What impact do the new rules have on recruiting?
The entire purpose of the new rules is to significantly slow down the recruiting of seventh graders through sophomores in high school. With recruiting communication essentially eliminated until Sept. 1 of the junior year, players verbally committing to colleges before their junior year will likely become extremely rare.
According to NCAA research, nearly 50 percent of Division I softball players received a scholarship offer during or before their sophomore year and softball has the most athletes who commit to a college as a freshman or younger.
“Unless you put a rule in place that prevents early contact, younger and younger players are going to feel the pressure to engage in the recruiting process and coaches are going to feel the pressure to keep recruiting players that young,” said University of Tennessee co-head coach and National Fastpitch Coaches Association president Karen Weekly shortly before the vote took place on ESPN.com.
Colleges still will be evaluating players before Sept. 1 of their junior year, but can see how they develop until their junior year before contacting them with any potential recruiting interest. Just like before, college coaches will be at showcase events scouting younger players and seeking information on those players. Players that develop later in high school also will benefit because recruiting classes were being filled so far in advance under the old rules.

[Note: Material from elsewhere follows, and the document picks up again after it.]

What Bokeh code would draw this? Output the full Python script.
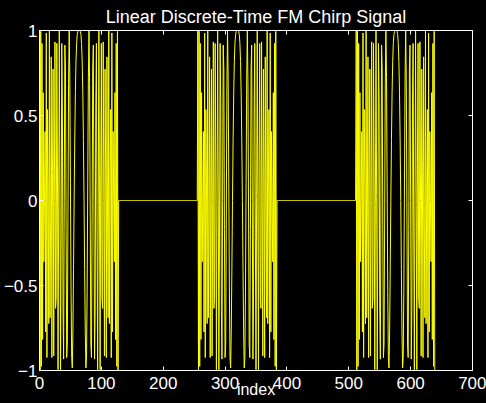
from bokeh.plotting import figure
from bokeh.models import Range1d, LinearAxis, FixedTicker, Title
from bokeh.embed import file_html
from bokeh.resources import INLINE

# One 128-sample linear FM chirp segment (symmetric about sample 64)
chirp_segment = [
    1.0, -0.9997, 0.9952, -0.9757, 0.9239, -0.8176, 0.6344, -0.3599, 0.0, 0.4052,
    -0.7730, 0.9853, -0.9239, 0.5350, 0.0980, -0.7242, 1.0, -0.6895, -0.0980, 0.8449,
    -0.9239, 0.1710, 0.7730, -0.9142, 0.0, 0.9330, -0.6344, -0.5758, 0.9239, 0.2191,
    -0.9952, -0.0245, 1.0,
    0.0245, -0.9952, -0.2191, 0.9239, 0.5758, -0.6344, -0.9330, 0.0, 0.9142, 0.7730,
    -0.1710, -0.9239, -0.8449, -0.0980, 0.6895, 1.0, 0.7242, 0.0980, -0.5350, -0.9239,
    -0.9853, -0.7730, -0.4052, 0.0, 0.3599, 0.6344, 0.8176, 0.9239, 0.9757, 0.9952,
    0.9997, 1.0,
    0.9997, 0.9952, 0.9757, 0.9239, 0.8176, 0.6344, 0.3599, 0.0, -0.4052, -0.7730,
    -0.9853, -0.9239, -0.5350, 0.0980, 0.7242, 1.0, 0.6895, -0.0980, -0.8449, -0.9239,
    -0.1710, 0.7730, 0.9142, 0.0, -0.9330, -0.6344, 0.5758, 0.9239, -0.2191, -0.9952,
    0.0245, 1.0, -0.0245, -0.9952, 0.2191, 0.9239, -0.5758, -0.6344, 0.9330, 0.0,
    -0.9142, 0.7730, 0.1710, -0.9239, 0.8449, -0.0980, -0.6895, 1.0, -0.7242, 0.0980,
    0.5350, -0.9239, 0.9853, -0.7730, 0.4052, 0.0, -0.3599, 0.6344, -0.8176, 0.9239,
    -0.9757, 0.9952, -0.9997,
]
# 128 silent samples between bursts
gap_segment = [0.0] * 128

signal = chirp_segment + gap_segment + chirp_segment + gap_segment + chirp_segment
index = list(range(len(signal)))

x_ticks = [0, 100, 200, 300, 400, 500, 600, 700]
y_ticks = [-1, -0.5, 0, 0.5, 1]
y_tick_labels = ["\u22121", "\u22120.5", "0", "0.5", "1"]

title_text = "Linear Discrete-Time FM Chirp Signal"
x_label = "index"

FONT = "Liberation Sans"
TICK_FS = "17px"
TITLE_FS = "18px"

p = figure(width=486, height=403, output_backend="svg", toolbar_location=None,
           x_range=Range1d(0, 700), y_range=Range1d(-1, 1),
           min_border_left=39, min_border_right=14, min_border_top=30, min_border_bottom=33)
p.background_fill_color = "black"
p.border_fill_color = "black"
p.outline_line_color = "white"
p.outline_line_width = 1
p.xgrid.visible = False
p.ygrid.visible = False

p.title = Title(text=title_text, align="center", text_color="white",
                text_font=FONT, text_font_size=TITLE_FS, text_font_style="normal",
                offset=0, standoff=8)

p.line(index, signal, line_color="#ffff00", line_width=1)

def style_axis(ax, show_labels, standoff):
    ax.axis_line_color = "white"
    ax.major_tick_line_color = "white"
    ax.major_tick_in = 4
    ax.major_tick_out = 0
    ax.minor_tick_line_color = None
    ax.major_label_text_color = "white"
    ax.major_label_text_font = FONT
    ax.major_label_text_font_size = TICK_FS if show_labels else "0px"
    ax.major_label_standoff = standoff

xa = p.xaxis[0]
xa.ticker = FixedTicker(ticks=x_ticks)
style_axis(xa, True, 6)
xa.axis_label = x_label
xa.axis_label_text_color = "white"
xa.axis_label_text_font = FONT
xa.axis_label_text_font_size = "16px"
xa.axis_label_text_font_style = "normal"
xa.axis_label_standoff = -11

ya = p.yaxis[0]
ya.ticker = FixedTicker(ticks=y_ticks)
ya.major_label_overrides = {t: l for t, l in zip(y_ticks, y_tick_labels)}
style_axis(ya, True, 2)

top_ax = LinearAxis(ticker=FixedTicker(ticks=x_ticks))
style_axis(top_ax, False, 0)
p.add_layout(top_ax, "above")

right_ax = LinearAxis(ticker=FixedTicker(ticks=y_ticks))
style_axis(right_ax, False, 0)
p.add_layout(right_ax, "right")

html = file_html(p, INLINE)
html = html.replace("<head>", "<head><style>html,body{background:#000;}</style>", 1)
open("out.html", "w").write(html)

“Recruiting kids when they are 13 and 14 years old to go to college and be athletes and students is absurd,” said University of Michigan coach Carol Hutchins on ESPN.com. “Kids don’t know how to handle the pressure of making that decision and they shouldn’t know. It has sped up their youth, because they are worrying about college when they should be worrying about what kids that age worry about.”
The rule changes may not have all positive effects, however. The smaller window of recruiting contact time could create a frenzy once Sept. 1 hits for recruits. Colleges likely will rigorously be pursuing those athletes immediately on Sept. 1 and may expect decisions on commitments from athletes in a much smaller timeframe, putting pressure on the athletes to make college decisions quickly. Also, for athletes that made verbal commitments early under the previous rules, it took a lot of the recruiting process pressure off them, knowing they likely had an opportunity to play at the college that made them an offer.
In the past athletes could do as many unofficial visits as they wanted and could spread them out over as much as 4 years. Now, unofficial visits will shrink to a maximum of 2 years and will likely mark the end of freshmen and sophomores taking unofficial visits.
Official visits are now allowed about 1 year earlier, from the first day of a prospect’s senior year to Sept. 1 of the junior year. Official visits, where colleges pay for at least part of a campus visit, in the past either were non-existent because prospects oftentimes were already verbally committed to schools before they were allowed or they occurred on one large official visit weekend which featured several athletes. Now, athletes will have more time to do official visits, which, in turn, will likely increase expenses for schools that will be doing more official visits over many more occasions.
Third party camps/showcases
Division I schools still can attend camps and showcases where underclassmen are participating. They still can offer instruction and give recruiting presentations offering advice on recruiting. However, Division I coaches no longer will be able to have recruiting conversations or show interest of players at the camps/showcases until Sept. 1 of their junior year.